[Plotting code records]
►
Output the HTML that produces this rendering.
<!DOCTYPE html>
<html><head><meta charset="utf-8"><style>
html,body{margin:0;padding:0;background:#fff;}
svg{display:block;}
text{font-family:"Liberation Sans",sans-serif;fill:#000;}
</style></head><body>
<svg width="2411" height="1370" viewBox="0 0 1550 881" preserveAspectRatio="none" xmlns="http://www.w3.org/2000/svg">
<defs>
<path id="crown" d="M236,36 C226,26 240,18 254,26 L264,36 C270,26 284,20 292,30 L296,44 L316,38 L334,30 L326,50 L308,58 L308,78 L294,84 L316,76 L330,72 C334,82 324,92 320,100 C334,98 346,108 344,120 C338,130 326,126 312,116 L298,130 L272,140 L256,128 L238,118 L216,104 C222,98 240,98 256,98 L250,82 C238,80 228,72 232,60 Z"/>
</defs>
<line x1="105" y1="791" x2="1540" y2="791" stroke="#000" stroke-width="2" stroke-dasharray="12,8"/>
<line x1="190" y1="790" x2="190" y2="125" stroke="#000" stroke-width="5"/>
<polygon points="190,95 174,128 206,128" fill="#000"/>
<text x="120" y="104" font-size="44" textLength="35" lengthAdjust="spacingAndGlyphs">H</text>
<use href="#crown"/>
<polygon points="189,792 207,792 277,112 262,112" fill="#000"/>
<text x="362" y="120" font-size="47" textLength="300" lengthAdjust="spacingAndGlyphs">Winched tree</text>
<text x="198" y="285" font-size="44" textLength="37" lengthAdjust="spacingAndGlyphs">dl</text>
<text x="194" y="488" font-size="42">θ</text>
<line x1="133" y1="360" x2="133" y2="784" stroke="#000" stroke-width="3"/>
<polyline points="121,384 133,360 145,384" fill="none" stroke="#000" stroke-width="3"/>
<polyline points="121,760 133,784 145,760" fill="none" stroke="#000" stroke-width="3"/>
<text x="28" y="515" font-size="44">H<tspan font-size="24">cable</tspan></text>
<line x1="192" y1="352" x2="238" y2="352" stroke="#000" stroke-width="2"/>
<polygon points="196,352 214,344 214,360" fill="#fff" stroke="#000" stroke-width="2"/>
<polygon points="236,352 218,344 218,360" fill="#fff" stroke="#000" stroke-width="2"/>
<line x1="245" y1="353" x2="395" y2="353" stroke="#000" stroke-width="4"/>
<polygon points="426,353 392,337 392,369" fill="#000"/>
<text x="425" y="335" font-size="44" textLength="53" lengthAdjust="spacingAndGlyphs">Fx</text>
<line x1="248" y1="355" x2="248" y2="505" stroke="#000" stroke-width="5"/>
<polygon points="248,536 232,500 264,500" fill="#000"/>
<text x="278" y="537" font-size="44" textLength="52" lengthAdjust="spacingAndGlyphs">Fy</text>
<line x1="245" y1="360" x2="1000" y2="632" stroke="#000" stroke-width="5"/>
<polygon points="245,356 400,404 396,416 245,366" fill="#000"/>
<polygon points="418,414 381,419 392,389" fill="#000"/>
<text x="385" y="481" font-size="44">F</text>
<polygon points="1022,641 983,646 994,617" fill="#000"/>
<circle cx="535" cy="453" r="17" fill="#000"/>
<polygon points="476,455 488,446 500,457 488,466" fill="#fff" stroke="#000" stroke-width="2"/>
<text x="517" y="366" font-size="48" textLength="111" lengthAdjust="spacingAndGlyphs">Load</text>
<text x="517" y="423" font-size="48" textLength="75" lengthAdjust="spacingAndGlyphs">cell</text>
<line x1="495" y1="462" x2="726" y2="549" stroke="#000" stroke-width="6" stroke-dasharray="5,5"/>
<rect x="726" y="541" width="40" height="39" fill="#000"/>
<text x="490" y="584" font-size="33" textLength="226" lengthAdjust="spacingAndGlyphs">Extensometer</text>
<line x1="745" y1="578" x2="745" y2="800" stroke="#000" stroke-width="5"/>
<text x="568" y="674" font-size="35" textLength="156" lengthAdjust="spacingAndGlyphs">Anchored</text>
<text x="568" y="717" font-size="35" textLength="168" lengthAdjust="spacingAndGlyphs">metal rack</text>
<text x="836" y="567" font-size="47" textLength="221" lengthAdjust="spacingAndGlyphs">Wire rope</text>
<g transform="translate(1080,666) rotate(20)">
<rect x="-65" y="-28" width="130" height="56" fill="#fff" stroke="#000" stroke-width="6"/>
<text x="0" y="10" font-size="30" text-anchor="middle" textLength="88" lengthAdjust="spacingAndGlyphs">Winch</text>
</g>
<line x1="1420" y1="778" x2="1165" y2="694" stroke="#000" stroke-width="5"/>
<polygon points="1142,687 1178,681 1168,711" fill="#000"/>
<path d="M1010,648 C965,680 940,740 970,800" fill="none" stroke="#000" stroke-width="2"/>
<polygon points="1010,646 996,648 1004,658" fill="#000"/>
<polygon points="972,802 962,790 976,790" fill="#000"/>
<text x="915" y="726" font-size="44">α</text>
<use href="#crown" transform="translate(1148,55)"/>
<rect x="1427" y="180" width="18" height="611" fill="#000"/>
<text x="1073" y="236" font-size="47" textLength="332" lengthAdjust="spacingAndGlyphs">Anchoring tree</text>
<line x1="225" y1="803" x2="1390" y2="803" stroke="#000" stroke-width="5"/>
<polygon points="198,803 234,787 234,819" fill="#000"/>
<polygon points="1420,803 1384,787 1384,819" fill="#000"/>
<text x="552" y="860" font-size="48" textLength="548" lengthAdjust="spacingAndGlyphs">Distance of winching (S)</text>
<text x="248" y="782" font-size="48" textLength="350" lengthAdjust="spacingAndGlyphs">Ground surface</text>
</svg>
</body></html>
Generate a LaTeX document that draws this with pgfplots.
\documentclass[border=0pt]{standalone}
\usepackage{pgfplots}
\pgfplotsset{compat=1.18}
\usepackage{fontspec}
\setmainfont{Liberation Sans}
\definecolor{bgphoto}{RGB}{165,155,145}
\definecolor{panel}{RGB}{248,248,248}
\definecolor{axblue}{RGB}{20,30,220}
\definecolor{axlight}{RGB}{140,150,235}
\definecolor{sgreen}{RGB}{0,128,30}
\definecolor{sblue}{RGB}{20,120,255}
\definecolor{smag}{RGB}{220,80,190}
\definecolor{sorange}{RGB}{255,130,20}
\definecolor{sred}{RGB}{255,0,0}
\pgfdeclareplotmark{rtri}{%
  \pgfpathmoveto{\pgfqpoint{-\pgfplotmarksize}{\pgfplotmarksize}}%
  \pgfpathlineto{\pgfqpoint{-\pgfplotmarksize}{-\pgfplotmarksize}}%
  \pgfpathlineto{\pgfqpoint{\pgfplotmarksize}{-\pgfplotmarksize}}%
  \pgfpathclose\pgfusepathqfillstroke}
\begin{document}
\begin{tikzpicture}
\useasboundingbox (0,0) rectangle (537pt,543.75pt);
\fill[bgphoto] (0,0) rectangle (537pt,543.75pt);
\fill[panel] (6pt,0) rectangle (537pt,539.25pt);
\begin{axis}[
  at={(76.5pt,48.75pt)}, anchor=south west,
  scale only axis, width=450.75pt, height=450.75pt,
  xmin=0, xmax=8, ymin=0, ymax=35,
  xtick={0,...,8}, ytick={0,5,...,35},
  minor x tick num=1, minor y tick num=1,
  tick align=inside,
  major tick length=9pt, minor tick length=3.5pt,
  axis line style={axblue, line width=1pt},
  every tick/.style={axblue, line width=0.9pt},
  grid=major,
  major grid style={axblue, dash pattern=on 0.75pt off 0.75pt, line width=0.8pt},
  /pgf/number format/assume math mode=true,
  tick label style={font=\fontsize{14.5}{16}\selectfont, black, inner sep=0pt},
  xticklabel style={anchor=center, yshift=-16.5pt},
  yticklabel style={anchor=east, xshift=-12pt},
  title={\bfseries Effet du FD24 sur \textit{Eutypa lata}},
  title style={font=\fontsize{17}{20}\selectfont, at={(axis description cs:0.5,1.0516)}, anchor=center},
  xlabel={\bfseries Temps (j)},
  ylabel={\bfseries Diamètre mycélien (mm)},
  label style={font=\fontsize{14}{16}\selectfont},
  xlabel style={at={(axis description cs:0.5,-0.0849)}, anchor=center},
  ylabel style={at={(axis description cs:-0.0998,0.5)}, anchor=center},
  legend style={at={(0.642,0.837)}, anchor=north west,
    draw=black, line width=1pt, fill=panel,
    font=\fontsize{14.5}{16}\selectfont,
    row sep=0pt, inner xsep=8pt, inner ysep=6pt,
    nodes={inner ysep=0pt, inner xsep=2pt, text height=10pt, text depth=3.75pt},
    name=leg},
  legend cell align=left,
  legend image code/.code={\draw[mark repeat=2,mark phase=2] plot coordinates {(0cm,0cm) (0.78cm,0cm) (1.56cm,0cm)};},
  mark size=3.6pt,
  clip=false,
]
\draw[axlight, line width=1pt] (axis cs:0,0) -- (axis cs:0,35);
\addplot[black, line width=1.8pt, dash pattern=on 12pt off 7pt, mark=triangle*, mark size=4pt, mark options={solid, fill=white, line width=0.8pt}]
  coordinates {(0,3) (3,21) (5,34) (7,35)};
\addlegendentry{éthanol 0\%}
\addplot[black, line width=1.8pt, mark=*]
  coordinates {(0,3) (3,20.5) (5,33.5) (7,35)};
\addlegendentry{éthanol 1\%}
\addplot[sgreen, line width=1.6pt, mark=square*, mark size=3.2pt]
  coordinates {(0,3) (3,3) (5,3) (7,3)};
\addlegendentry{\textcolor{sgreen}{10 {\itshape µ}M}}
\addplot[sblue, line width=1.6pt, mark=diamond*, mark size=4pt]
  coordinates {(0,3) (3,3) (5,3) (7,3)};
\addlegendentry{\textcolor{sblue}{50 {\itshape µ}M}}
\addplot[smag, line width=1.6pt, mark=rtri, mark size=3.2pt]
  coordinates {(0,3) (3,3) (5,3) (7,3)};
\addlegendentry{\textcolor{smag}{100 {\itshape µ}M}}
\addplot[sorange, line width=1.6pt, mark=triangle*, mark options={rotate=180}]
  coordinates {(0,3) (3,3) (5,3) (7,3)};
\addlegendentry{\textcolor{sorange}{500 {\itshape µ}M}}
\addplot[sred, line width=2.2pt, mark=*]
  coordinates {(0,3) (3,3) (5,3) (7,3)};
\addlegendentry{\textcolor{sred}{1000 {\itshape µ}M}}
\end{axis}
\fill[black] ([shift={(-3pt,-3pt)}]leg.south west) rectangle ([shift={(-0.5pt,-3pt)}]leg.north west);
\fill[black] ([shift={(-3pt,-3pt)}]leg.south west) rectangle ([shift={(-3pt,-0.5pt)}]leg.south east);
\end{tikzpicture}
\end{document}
◄
* Task statement: List every line above containing the word "that".

* Solution below:
Output the HTML that produces this rendering.
Generate a LaTeX document that draws this with pgfplots.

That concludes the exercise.